In the US a considerable number of states are fiscally bankrupt. A major cause of this mess has been the exorbitant wages and benefits paid out to state sector workers who have used the "muscle" of their unions to "negotiate" with their political dependants ever higher and higher payouts and salaries.

Here is Ann Coulter's take.
Public sector workers are pursuing their own narrow financial interests to the detriment of everyone else in their states. That's fine, but can we stop pretending it's virtuous?

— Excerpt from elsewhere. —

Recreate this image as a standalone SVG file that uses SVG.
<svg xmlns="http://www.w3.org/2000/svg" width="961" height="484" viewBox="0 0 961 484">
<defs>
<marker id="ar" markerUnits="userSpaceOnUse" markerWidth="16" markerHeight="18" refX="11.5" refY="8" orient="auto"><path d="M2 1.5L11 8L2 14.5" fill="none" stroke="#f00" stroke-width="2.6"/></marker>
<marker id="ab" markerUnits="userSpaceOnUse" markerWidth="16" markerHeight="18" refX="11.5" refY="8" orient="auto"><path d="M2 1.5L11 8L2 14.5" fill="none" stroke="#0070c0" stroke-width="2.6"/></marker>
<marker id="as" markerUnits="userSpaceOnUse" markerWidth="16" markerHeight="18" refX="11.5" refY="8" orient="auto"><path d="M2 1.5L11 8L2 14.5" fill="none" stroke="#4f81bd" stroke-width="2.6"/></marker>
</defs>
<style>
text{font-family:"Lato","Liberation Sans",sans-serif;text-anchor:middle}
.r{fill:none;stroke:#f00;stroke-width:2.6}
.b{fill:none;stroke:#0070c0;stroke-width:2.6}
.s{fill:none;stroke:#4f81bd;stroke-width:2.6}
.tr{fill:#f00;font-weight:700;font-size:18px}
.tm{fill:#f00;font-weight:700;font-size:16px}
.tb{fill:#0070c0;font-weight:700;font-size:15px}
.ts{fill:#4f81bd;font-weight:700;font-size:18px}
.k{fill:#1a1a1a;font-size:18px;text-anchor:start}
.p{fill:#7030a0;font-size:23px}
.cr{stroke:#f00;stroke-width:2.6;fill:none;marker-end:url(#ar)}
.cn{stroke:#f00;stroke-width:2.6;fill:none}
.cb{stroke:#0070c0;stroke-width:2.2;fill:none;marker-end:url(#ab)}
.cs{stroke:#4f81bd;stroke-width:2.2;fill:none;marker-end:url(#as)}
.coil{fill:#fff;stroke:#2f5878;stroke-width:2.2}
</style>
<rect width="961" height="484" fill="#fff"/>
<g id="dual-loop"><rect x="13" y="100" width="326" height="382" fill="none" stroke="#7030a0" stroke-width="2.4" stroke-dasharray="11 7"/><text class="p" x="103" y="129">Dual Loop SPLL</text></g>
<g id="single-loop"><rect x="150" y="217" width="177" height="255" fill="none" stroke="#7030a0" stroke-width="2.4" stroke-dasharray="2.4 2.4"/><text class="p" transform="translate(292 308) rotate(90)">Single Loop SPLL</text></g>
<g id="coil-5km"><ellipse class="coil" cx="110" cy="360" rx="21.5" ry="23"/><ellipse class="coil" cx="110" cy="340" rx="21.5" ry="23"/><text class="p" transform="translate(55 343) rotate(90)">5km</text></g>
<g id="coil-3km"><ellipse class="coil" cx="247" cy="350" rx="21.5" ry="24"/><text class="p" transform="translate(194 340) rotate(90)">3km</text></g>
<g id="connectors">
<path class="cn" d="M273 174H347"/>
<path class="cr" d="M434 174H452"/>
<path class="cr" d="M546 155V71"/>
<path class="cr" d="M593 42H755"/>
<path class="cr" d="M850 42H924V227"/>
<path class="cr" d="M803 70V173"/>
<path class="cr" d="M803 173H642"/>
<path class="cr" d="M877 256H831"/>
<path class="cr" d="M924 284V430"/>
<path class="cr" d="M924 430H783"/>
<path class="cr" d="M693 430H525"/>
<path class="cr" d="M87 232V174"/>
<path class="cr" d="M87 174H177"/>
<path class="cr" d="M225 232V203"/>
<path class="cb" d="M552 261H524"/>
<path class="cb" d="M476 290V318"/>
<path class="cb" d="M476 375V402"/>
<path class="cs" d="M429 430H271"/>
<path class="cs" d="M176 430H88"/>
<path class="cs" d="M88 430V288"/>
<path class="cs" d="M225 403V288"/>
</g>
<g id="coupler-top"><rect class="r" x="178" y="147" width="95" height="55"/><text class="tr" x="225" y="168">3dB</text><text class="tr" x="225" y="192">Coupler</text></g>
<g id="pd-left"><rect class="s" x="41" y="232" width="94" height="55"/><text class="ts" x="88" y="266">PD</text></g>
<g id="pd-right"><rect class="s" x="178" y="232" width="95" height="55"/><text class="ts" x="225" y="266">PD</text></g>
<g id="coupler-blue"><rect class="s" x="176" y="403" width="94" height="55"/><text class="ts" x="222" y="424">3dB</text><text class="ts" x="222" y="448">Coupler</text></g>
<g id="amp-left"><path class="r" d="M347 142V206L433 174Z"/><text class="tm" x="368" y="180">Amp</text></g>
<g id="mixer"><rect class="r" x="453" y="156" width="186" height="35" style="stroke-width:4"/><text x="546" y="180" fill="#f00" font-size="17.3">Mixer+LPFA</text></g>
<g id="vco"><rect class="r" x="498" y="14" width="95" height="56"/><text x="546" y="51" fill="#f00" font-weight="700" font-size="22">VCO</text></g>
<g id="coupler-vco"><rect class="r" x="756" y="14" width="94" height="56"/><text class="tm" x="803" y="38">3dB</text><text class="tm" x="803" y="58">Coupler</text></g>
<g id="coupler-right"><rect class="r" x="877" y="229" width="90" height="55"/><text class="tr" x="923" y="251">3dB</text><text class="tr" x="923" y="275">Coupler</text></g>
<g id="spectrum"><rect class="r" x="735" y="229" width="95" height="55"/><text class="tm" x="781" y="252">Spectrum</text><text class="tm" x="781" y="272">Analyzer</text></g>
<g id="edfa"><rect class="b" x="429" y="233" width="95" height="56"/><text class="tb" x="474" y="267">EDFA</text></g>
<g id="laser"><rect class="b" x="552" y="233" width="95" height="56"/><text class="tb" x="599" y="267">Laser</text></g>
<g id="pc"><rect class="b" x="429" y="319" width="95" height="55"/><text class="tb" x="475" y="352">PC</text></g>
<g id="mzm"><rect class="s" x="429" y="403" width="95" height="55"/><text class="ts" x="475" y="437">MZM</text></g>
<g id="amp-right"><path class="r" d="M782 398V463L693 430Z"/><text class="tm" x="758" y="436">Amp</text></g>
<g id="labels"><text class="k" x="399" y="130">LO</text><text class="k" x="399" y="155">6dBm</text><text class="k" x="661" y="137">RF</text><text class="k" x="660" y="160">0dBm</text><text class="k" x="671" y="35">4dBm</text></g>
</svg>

Because of the insane union contracts in Wisconsin, one Madison bus driver, John E. Nelson, was able to make $159,000 in 2009 -- about $100,000 of which in overtime pay. . . . Seven bus drivers took home more than $100,000 that year. . . . It's ludicrous to suggest that these union contracts were fairly bargained. Only one side was at the negotiating table. Ordinary people with jobs were not at the meetings where public sector compensation was discussed. . . .

Why do public sector employees have absurd overtime rules? Why don't they pay for their own health insurance? Why do they get to retire at age 45 with a guaranteed pension of 65 percent of their last year's pay -- as state police in New Jersey do?

This is asymmetrical warfare. Seven percent of the population cares intensely about public sector union contracts -- and nothing else. The remaining 93 percent of voters can't be bothered to care.

Meanwhile, state after state spirals into bankruptcy.